Sortir de notre nombril

Le professeur André Lacroix ne se gêne pas pour dire à ses étudiants : informez-vous ! « L’absence de curiosité entraîne la passivité, croit l’éthicien. Comment peut-on se positionner quand on n’est pas informé ? On risque de tomber dans le jugement excessif des autres, dans la moralisation de la société. »

L’éthique, poursuit André Lacroix, c’est la rencontre entre l’individu et le collectif. « Or, ajoute-t-il, nous sommes dans une société “singuliariste”. On a tendance à réfléchir à partir de nos points de vue individuels. »

Le professeur rappelle que le fait de se trouver en présence de l’Autre provoque inévitablement de l’insécurité. C’est à la frontière de cette insécurité, précise-t-il, que s’installe le dialogue. À l’opposé, quand on se coupe des autres, on appauvrit le vivre-ensemble. « Comprendre ce qui se passe en Israël, par exemple, nourrit la réflexion et alimente la discussion, souligne-t-il. S’informer, c’est aussi le début de la pensée critique. »

Les dangers du populisme

« On n’a pas le choix de s’intéresser à la misère des autres, croit Ryoa Chung, qui est aussi codirectrice du Centre de recherche en éthique de l’Université de Montréal. Il faut rester en contact avec ce qui se passe si on veut éviter l’effritement de la démocratie et ses conséquences, soit les dérives idéologiques, la montée du populisme ou la désinformation. Les médias d’information sont les garde-fous de la démocratie. »

La professeure Ryoa Chung souligne que dans le monde de la philo, « l’épistémologie de l’ignorance » est un courant en plein essor. Il est associé au philosophe Charles W. Mills qui, dans son essai Le contrat racial (1997), parle de « l’ignorance blanche » pour décrire la complaisance des Blancs qui ont fermé les yeux sur les inégalités raciales aux États-Unis.

PHOTO FATIMA SHBAIR, ASSOCIATED PRESS

Des Palestiniens attendent de recevoir un repas dans un camp de déplacés à Rafah, dans le sud de la bande de Gaza.

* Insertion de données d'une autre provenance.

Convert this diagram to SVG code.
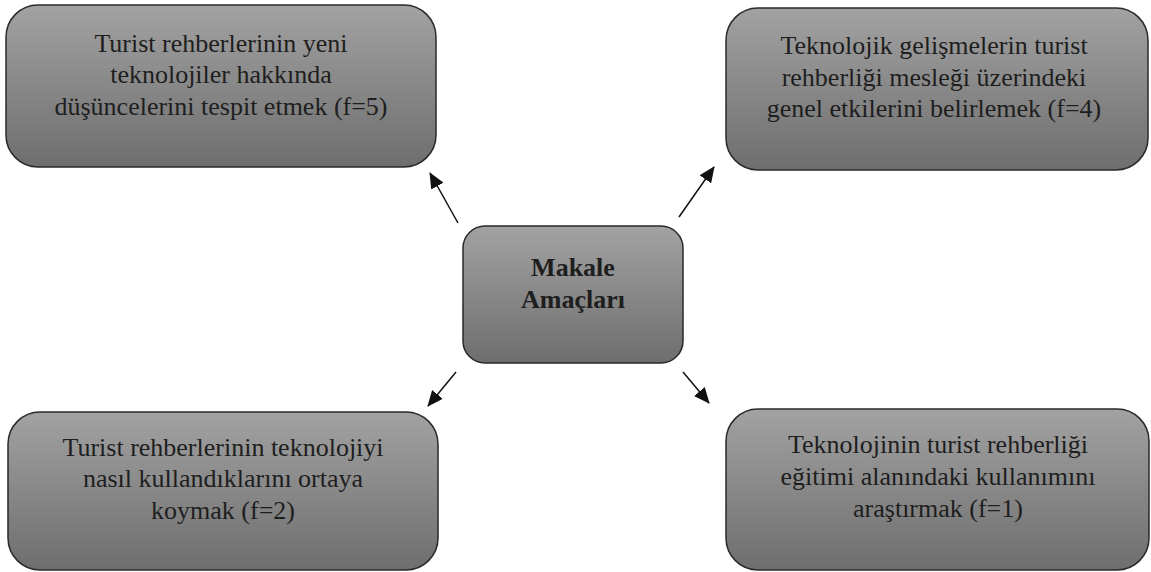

« Ne pas s’informer, insiste la professeure Ryoa Chung, c’est fermer les yeux sur la réalité – dans ce cas-ci le racisme – et maintenir le statu quo. C’est une forme d’ignorance qui est entretenue par les pouvoirs en place et qui sert les intérêts des puissants. Or, s’informer, c’est déstabilisant, ça dérange notre position de confort. Le film La zone d’intérêt [la vie d’une famille qui coule des jours tranquilles à quelques pas du camp d’Auschwitz] aborde très bien ces enjeux. »

Ryoa Chung cite aussi la philosophe Susan Sontag et son essai Sur la photographie qui, déjà en 1977, parlait de l’éthique de la personne qui regarde les photos dépeignant la tragédie des autres. La philosophe a poursuivi sa réflexion au lendemain des attentats du 11 septembre 2001. Dans Devant la douleur des autres, Sontag se questionne : les images de guerre risquent-elles de nous désensibiliser et de nous rendre apathiques ou, au contraire, ont-elles le pouvoir de faire changer les choses ?

Au fond, la question qu’il faut se poser, c’est comment s’informer sans jamais perdre de vue la compassion ? Les psychologues ont raison de dire que ça peut devenir trop. L’idée n’est pas d’être investi de toutes les causes, mais plutôt d’en prendre conscience et de se demander comment on peut aider.

Ryoa Chung, professeure titulaire au département de philosophie de l’Université de Montréal

« Il ne faut pas tomber dans le désespoir et le pessimisme, poursuit la professeure Ryoa Chung. C’est ce qui mène au ressentiment et au populisme. Il ne faut pas non plus tomber dans l’optimisme à outrance. Entre ces deux extrêmes, il y a l’espérance, un très beau terme développé par la philosophe Corine Pelluchon. »

J’aime l’idée avancée par les deux éthiciens que s’informer, « c’est aller à la rencontre de l’Autre ». Et même si c’est parfois inconfortable, c’est primordial pour la santé de notre démocratie.